* **STORED DATA**
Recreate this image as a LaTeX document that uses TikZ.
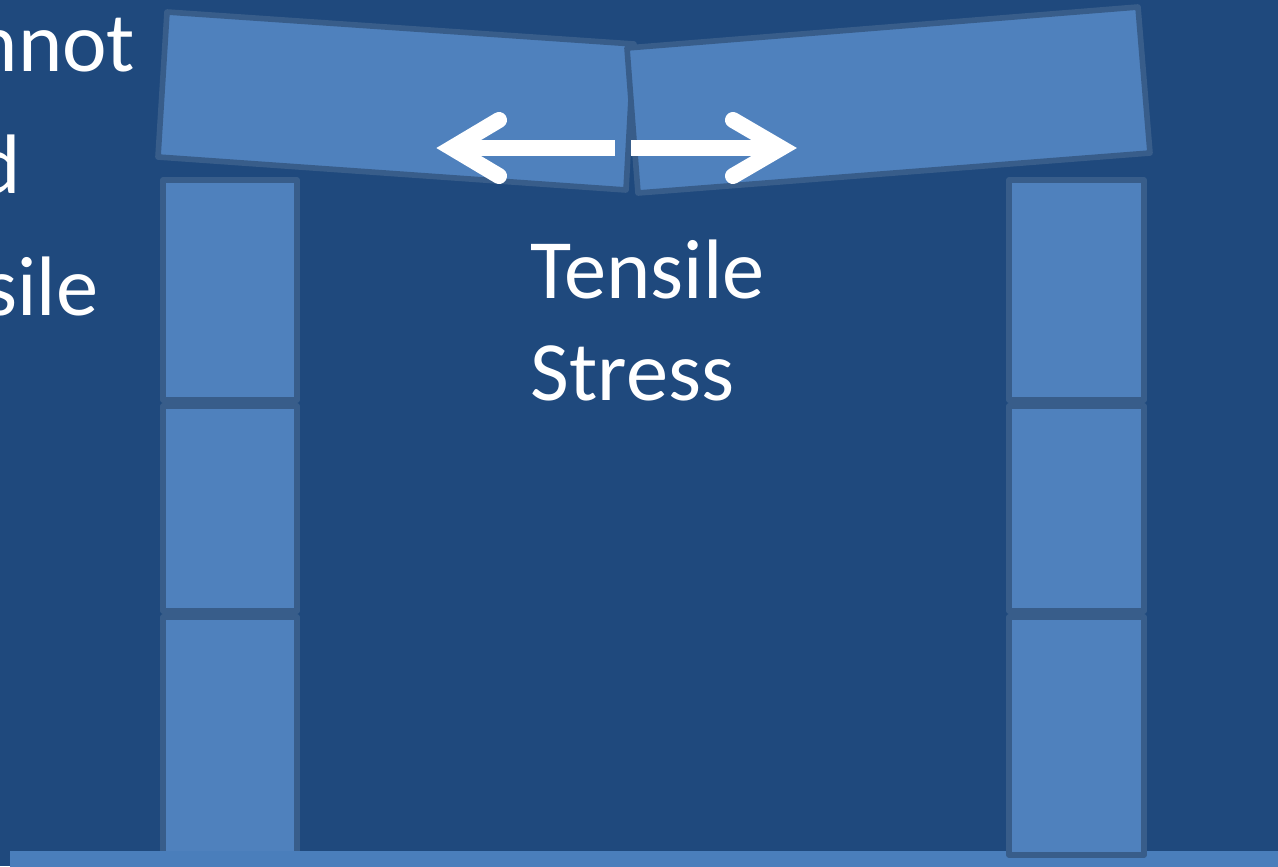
\documentclass[tikz,border=0pt]{standalone}
\usepackage{fontspec}
\setmainfont{Carlito}
\definecolor{slidebg}{HTML}{1F497D}
\definecolor{blockfill}{HTML}{4F81BD}
\definecolor{blockline}{HTML}{385D8A}
\definecolor{groundfill}{HTML}{4A7EBB}

\begin{document}
\begin{tikzpicture}[x=0.01cm, y=-0.01cm,
  block/.style={draw=blockline, fill=blockfill, line width=1.6pt, line join=round},
  push/.style={draw=white, line width=4.55pt},
  pushhead/.style={draw=white, line width=4.55pt, line cap=round, line join=miter},
  slidetext/.style={text=white, font=\fontsize{24}{29}\selectfont, inner sep=0pt}
]

\fill[slidebg] (0,0) rectangle (1278,866);
\useasboundingbox (0,0) rectangle (1278,866);

% left column, bottom block runs under the ground
\draw[block] (163,180) rectangle (297,400);
\draw[block] (163,406) rectangle (297,611);
\draw[block] (163,617) rectangle (297,900);

\fill[groundfill] (10,851) rectangle (1290,880);

% right column
\draw[block] (1009,180) rectangle (1144,400);
\draw[block] (1009,406) rectangle (1144,611);
\draw[block] (1009,617) rectangle (1144,855);

% the two halves of the lintel
\draw[block] (167,12) -- (634,44) -- (626,190) -- (158,157) -- cycle;
\draw[block] (627,48) -- (1138,7) -- (1150,153) -- (638,193) -- cycle;

% pulling arrows
\draw[push] (615,148) -- (455,148);
\draw[pushhead] (499,120) -- (452,148) -- (499,176);
\draw[push] (631,148) -- (778,148);
\draw[pushhead] (733,120) -- (781,148) -- (733,176);

\node[slidetext, anchor=base west] (tensile) at (530,298) {Tensile};
\node[slidetext, anchor=base west] (stress) at (530,400) {Stress};

\node[slidetext, anchor=base east] (cannot) at (136,71) {nnot};
\node[slidetext, anchor=base east] (and) at (22,193) {d};
\node[slidetext, anchor=base east] (sile) at (99,315) {sile};

\end{tikzpicture}
\end{document}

* **SHORT PROBLEM**
Transcribe all the data word for word; the images stay out.

* **OUTPUT**
Recreate this image as a LaTeX document that uses TikZ.
\documentclass[tikz,border=0pt]{standalone}
\usepackage{fontspec}
\setmainfont{Carlito}
\definecolor{slidebg}{HTML}{1F497D}
\definecolor{blockfill}{HTML}{4F81BD}
\definecolor{blockline}{HTML}{385D8A}
\definecolor{groundfill}{HTML}{4A7EBB}

\begin{document}
\begin{tikzpicture}[x=0.01cm, y=-0.01cm,
  block/.style={draw=blockline, fill=blockfill, line width=1.6pt, line join=round},
  push/.style={draw=white, line width=4.55pt},
  pushhead/.style={draw=white, line width=4.55pt, line cap=round, line join=miter},
  slidetext/.style={text=white, font=\fontsize{24}{29}\selectfont, inner sep=0pt}
]

\fill[slidebg] (0,0) rectangle (1278,866);
\useasboundingbox (0,0) rectangle (1278,866);

% left column, bottom block runs under the ground
\draw[block] (163,180) rectangle (297,400);
\draw[block] (163,406) rectangle (297,611);
\draw[block] (163,617) rectangle (297,900);

\fill[groundfill] (10,851) rectangle (1290,880);

% right column
\draw[block] (1009,180) rectangle (1144,400);
\draw[block] (1009,406) rectangle (1144,611);
\draw[block] (1009,617) rectangle (1144,855);

% the two halves of the lintel
\draw[block] (167,12) -- (634,44) -- (626,190) -- (158,157) -- cycle;
\draw[block] (627,48) -- (1138,7) -- (1150,153) -- (638,193) -- cycle;

% pulling arrows
\draw[push] (615,148) -- (455,148);
\draw[pushhead] (499,120) -- (452,148) -- (499,176);
\draw[push] (631,148) -- (778,148);
\draw[pushhead] (733,120) -- (781,148) -- (733,176);

\node[slidetext, anchor=base west] (tensile) at (530,298) {Tensile};
\node[slidetext, anchor=base west] (stress) at (530,400) {Stress};

\node[slidetext, anchor=base east] (cannot) at (136,71) {nnot};
\node[slidetext, anchor=base east] (and) at (22,193) {d};
\node[slidetext, anchor=base east] (sile) at (99,315) {sile};

\end{tikzpicture}
\end{document}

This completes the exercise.